How To Choose Your Next Drum Set

Buying a new drum set is a little different than buying most instruments. It’s not just that you’ll need a van to drag the whole thing home; you’re making an investment that’s not going to be put away in a closet or shoved in a garage in the next few years. You’ve got to live with your drum set, so it’s important to follow the tips listed below before you make a purchase.

Look at Your Budget

Your journey towards a new drum kit should always start with cold, hard cash. Try to come up with a workable budget that has very definitive ceiling before you even start looking. If this is your first drum set, take the time to educate yourself about the average price of a kit. If you’ve got a set already, try to factor in the money you’ll make by selling your current drums into your budget. If you’ve got a strong enough budget, you should be able to eliminate some of the kits that are realistically outside of your range.

Think About Utility

Why are you getting a new drum set? Are you just looking to replace something that was stolen or damaged? Are you looking to finally upgrade to something that’s worthy of being on stage? Are you just looking for a set on which you can learn? There are different drum sets for different types of drummers, so don’t get sucked into the idea that only one particular set will do. Find the kit that actually meets your needs so that you won’t have to go shopping again any time soon.

Do Some Triage

How much of your current kit really needs to go? While it’s great to have a totally matching set, buying a new set piecemeal might be better for your budget.

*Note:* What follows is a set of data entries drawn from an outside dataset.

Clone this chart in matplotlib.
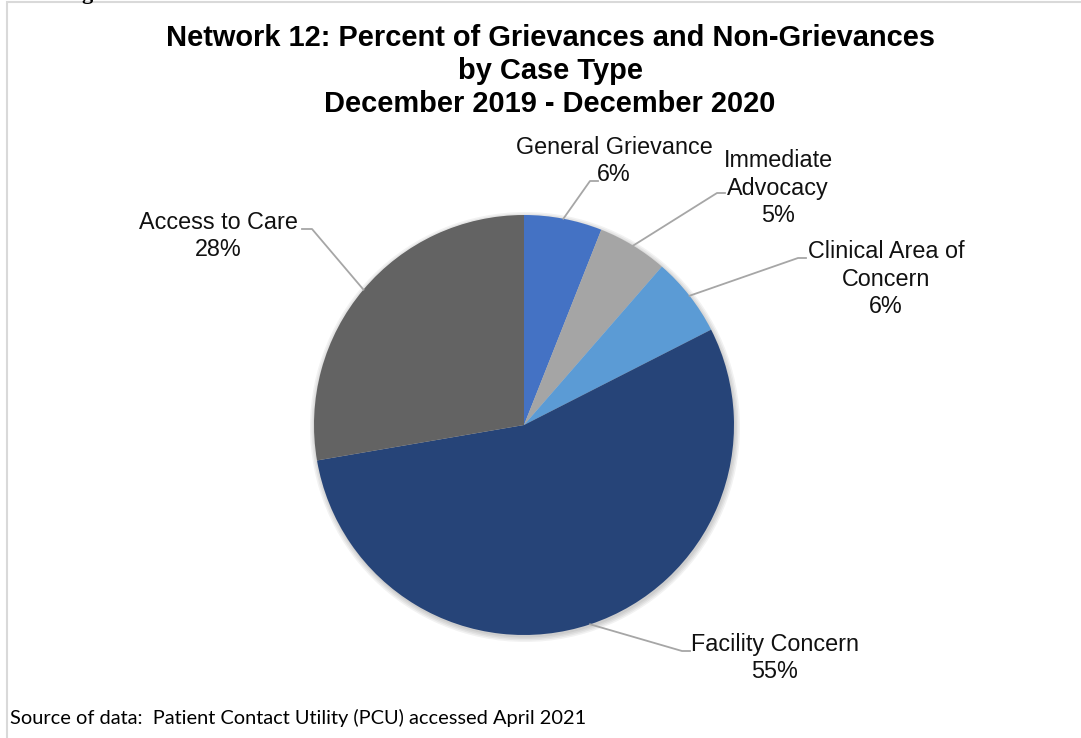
import matplotlib
matplotlib.use("Agg")
import numpy as np
import matplotlib.pyplot as plt
from matplotlib.patches import Rectangle, Circle

# data
categories = ["General Grievance", "Immediate\nAdvocacy", "Clinical Area of\nConcern",
              "Facility Concern", "Access to Care"]
percents = [6.0, 5.4, 6.1, 54.8, 27.7]
pct_labels = ["6%", "5%", "6%", "55%", "28%"]
colors = ["#4472C4", "#A5A5A5", "#5B9BD5", "#264478", "#636363"]

title = ("Network 12: Percent of Grievances and Non-Grievances\n"
         "by Case Type\nDecember 2019 - December 2020")
source = "Source of data:  Patient Contact Utility (PCU) accessed April 2021"

W, H = 1081, 738
fig = plt.figure(figsize=(W / 100, H / 100), dpi=100)
ax = fig.add_axes([0, 0, 1, 1])

cx, cy, r = 524, H - 425, 210

# soft shadow under the pie
for k in range(4):
    ax.add_patch(Circle((cx + 1, cy - 2), r + 5 - k * 1.5, color="black", alpha=0.05, lw=0, zorder=1))

wedges, _ = ax.pie(percents, colors=colors, startangle=90, counterclock=False,
                   center=(cx, cy), radius=r, wedgeprops=dict(linewidth=0))
for w in wedges:
    w.set_zorder(2)

ax.set_xlim(0, W)
ax.set_ylim(0, H)
ax.set_aspect("equal")
ax.axis("off")

# label layout (text centre, elbow point, end of short horizontal)
text_pos = [(614, 161), (778, 188), (886, 279), (775, 658), (218, 236)]
elbows = [(590, 181), (717, 193), (798, 258), (682, 651), (312, 229)]
ends = [(598, 181), (725, 193), (806, 258), (690, 651), (302, 229)]

cum = np.cumsum([0] + percents)
for i, name in enumerate(categories):
    mid = (cum[i] + cum[i + 1]) / 2 / 100 * 2 * np.pi
    px = cx + r * np.sin(mid)
    py = cy + r * np.cos(mid)
    ex, ey = elbows[i]
    fx, fy = ends[i]
    ax.plot([px, ex, fx], [py, H - ey, H - fy], color="#A6A6A6", lw=1.3, zorder=3)
    tx, ty = text_pos[i]
    ax.text(tx, H - ty, name + "\n" + pct_labels[i], ha="center", va="center",
            fontsize=16.8, family="Liberation Sans", color="#111111", linespacing=1.24)

ax.text(550, H - 71, title, ha="center", va="center", fontsize=20.9, fontweight="bold",
        family="Liberation Sans", color="black", linespacing=1.25)

fig.text(10 / W, 1 - 718 / H, source, ha="left", va="center", fontsize=14.4,
         family="Lato", color="black")

# cut-off caption glyph above the chart
fig.text(87 / W, 1 + 1 / H, "g", ha="center", va="baseline", fontsize=16,
         fontweight="bold", family="Liberation Serif", color="black")

# frame lines of the pasted chart
fig.add_artist(Rectangle((7 / W, -0.01), 1.02, 1 - 2 / H + 0.01, transform=fig.transFigure,
                         fill=False, edgecolor="#D9D9D9", lw=1.5))

fig.savefig("out.png", dpi=100)
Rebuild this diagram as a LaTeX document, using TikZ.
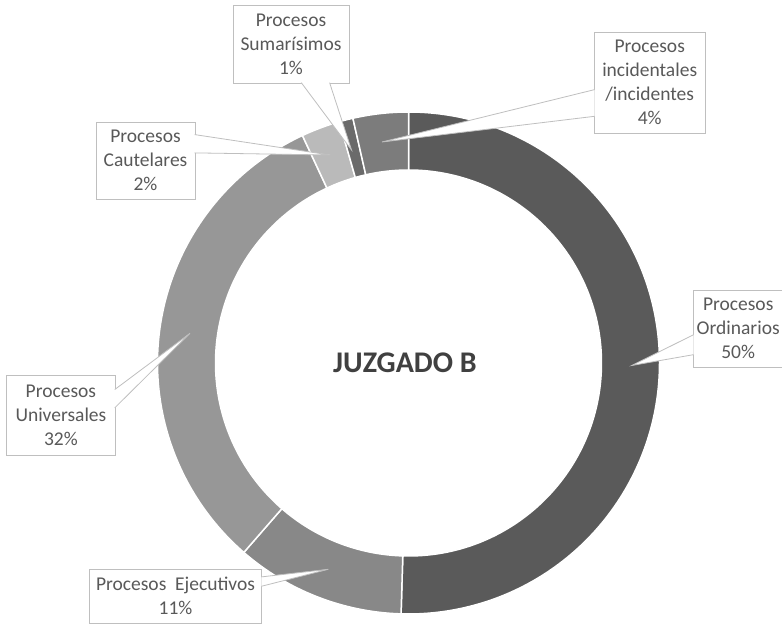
\documentclass[tikz,border=0pt]{standalone}
\usepackage{fontspec}
\setmainfont{Carlito}
\usetikzlibrary{calc}
\definecolor{ordgray}{HTML}{5A5A5A}
\definecolor{ejegray}{HTML}{888888}
\definecolor{unigray}{HTML}{979797}
\definecolor{caugray}{HTML}{BABABA}
\definecolor{sumgray}{HTML}{6A6A6A}
\definecolor{incgray}{HTML}{7C7C7C}
\definecolor{boxgray}{HTML}{BFBFBF}
\definecolor{txtgray}{HTML}{595959}
\definecolor{titlegray}{HTML}{404040}

\begin{document}
\begin{tikzpicture}[x=1pt,y=1pt,
  seg/.style={draw=white,line width=1.5pt},
  lbl/.style={draw=boxgray,fill=white,line width=0.8pt,text=txtgray,align=center,
    inner sep=0pt,font=\fontsize{19.5}{24}\selectfont},
  tail/.style={draw=boxgray,fill=white,line width=0.8pt}]
\useasboundingbox (0,0) rectangle (782,624);

% ring
\begin{scope}[shift={(408.5,261)}]
\foreach \a/\b/\c in {90/-91.7/ordgray,-91.7/-131/ejegray,-131/-245/unigray,
    -245/-254/caugray,-254/-257.2/sumgray,-257.2/-270/incgray}
  \filldraw[seg,fill=\c] (\a:251) arc[start angle=\a,end angle=\b,radius=251]
    -- (\b:193) arc[start angle=\b,end angle=\a,radius=193] -- cycle;
\end{scope}
\node[font=\bfseries\fontsize{30}{36}\selectfont,text=titlegray] (title) at (405,261) {JUZGADO B};

% label boxes
\node[lbl,minimum width=116pt,minimum height=78pt] (sum) at (291,580) {Procesos\\Sumarísimos\\1\%};
\node[lbl,minimum width=110.7pt,minimum height=101pt] (inc) at (649.7,541.2) {Procesos\\incidentales\\/incidentes\\4\%};
\node[lbl,minimum width=99pt,minimum height=77pt] (cau) at (145.5,463.2) {Procesos\\Cautelares\\2\%};
\node[lbl,minimum width=89.7pt,minimum height=77.3pt] (ord) at (738.2,295.3) {Procesos\\Ordinarios\\50\%};
\node[lbl,minimum width=108.3pt,minimum height=79.3pt] (uni) at (60.9,208.7) {Procesos\\Universales\\32\%};
\node[lbl,minimum width=172.4pt,minimum height=54pt] (eje) at (175.5,27.7) {Procesos\ \ Ejecutivos\\11\%};

% pointer tips
\coordinate (sumTip) at (351.5,474);
\coordinate (incTip) at (382,482);
\coordinate (cauTip) at (330,469);
\coordinate (ordTip) at (631.7,258.5);
\coordinate (uniTip) at (190,290.7);
\coordinate (ejeTip) at (328.3,54.7);

% tails
\filldraw[tail] ($(sum.south west)+(68.7,0.7)$) -- (sumTip) -- ($(sum.south west)+(97,0.7)$);
\filldraw[tail] ($(inc.north west)+(0.7,-57.7)$) -- (incTip) -- ($(inc.north west)+(0.7,-84.4)$);
\filldraw[tail] ($(cau.north east)+(-0.7,-12.7)$) -- (cauTip) -- ($(cau.north east)+(-0.7,-31)$);
\filldraw[tail] ($(ord.north west)+(0.7,-45)$) -- (ordTip) -- ($(ord.north west)+(0.7,-65)$);
\filldraw[tail] ($(uni.north east)+(-0.7,-14.3)$) -- (uniTip) -- ($(uni.north east)+(-0.7,-32.6)$);
\filldraw[tail] ($(eje.north east)+(-0.7,-8)$) -- (ejeTip) -- ($(eje.north east)+(-0.7,-17.4)$);
\end{tikzpicture}
\end{document}
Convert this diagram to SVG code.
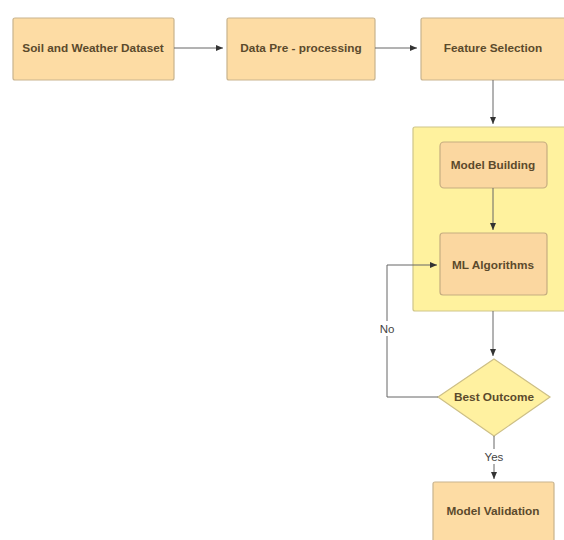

Take a look at your snare, your hi-hat and your cymbals before you go out and start shopping – if any of them are in good condition, you might actually be better off replacing individual pieces of your kit instead of buying an entirely new drum set. If you need to replace more than one or two pieces, though, you’ll probably want to replace the entire thing.

Try Something New

Finally, be willing to throw caution to the wind if you can find a great deal. If you’re not looking for something that’s gig-ready, you’ve really got a ton of different alternatives out there. If you want something that’s a little more friendly for neighbors and roommates, for example, you might want to try an electronic kit. If you really care about how your drums look, you might want to go vintage. If you’re willing to ditch your preconceived notions of what makes a good drum kit, you might find something that’s a lot more fun to play.

Don’t get stuck on a single idea. Put together a budget, look at what you have, figure out what you need, and be willing to accept new ideas. If you can do all of that, you’ll be able to find a drum set that matches and exceeds your needs.